The cocktail reception timeline puts greater emphasis on the cocktail hour, so it becomes the main event. Here, there will be no traditional meals or dinner. The menu will contain small bites and hors d’oeuvres, and most guests will be eating while standing. Here is a sample timeline:
- 10 a.m. – getting ready.
- 11 a.m. – bride’s hair and makeup.
- 12 p.m. – photographers arrive – wedding preparation photoshoot.
- 1 p.m. – bride gets dressed.
- 2 p.m. – the wedding party arrives.
- 3 p.m. – first look photos.
- 4 p.m. – wedding party and family photos.
- 5 p.m. – ceremony starts.
- 5:30 p.m. – ceremony ends.
- 5:45 p.m. – the cocktail party reception begins.
- 7 p.m. – first dance and guests entering the dance floor.
- 9 p.m. – cake cutting and dessert.
- 10 p.m. – guests depart.
Sometimes, couples go for an evening ceremony, which is usually held between 5 and 7 p.m. They might feel it is easier to party in the evening and enjoy the entertainment through the night. Another reason for an evening ceremony is the cheaper deal some venues offer. Here is an example of an evening ceremony timeline.

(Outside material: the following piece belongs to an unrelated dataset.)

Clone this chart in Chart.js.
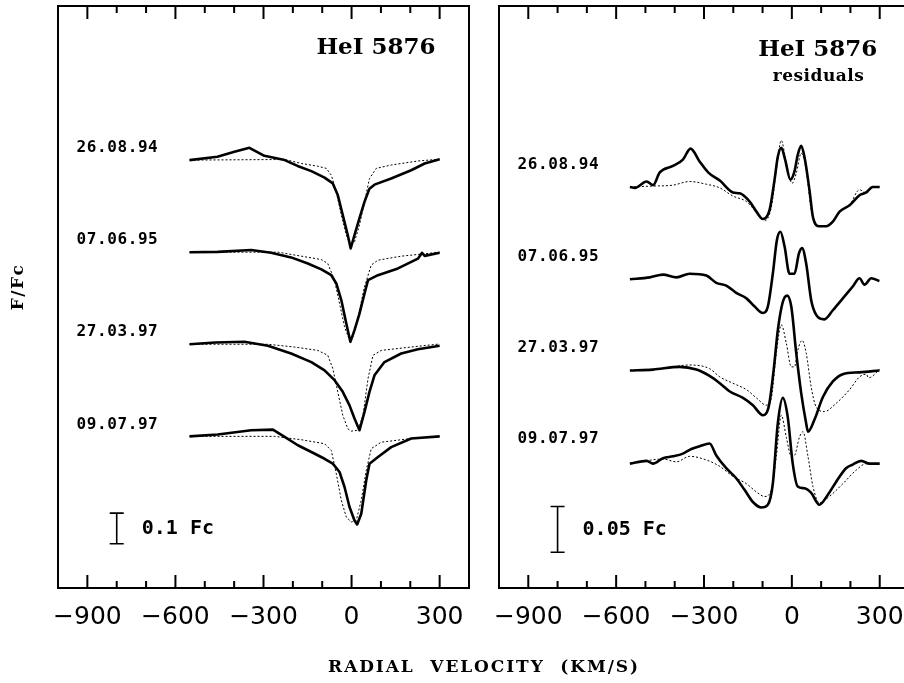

- 2 p.m. – photographers and hair and makeup artists arrive.
- 3 p.m. – hair and makeup on the bride.
- 4 p.m. – bride gets dressed.
- 5 p.m. – First look photos.
- 6 p.m. – ceremony starts.
- 6:30 p.m. – ceremony ends and reception starts.
- 7 p.m. – evening photoshoot.
- 8 p.m. – cake cutting and first dance.
- 9 p.m. – dinner is served.
- 11 p.m. – guests depart.
With this guide, we want to ensure that you have all the weddings planned out. Keep in mind that your timeline does not have to adhere exactly to the ones described above. It is, indeed, the result of your own preferences, culture, background, and other practical considerations.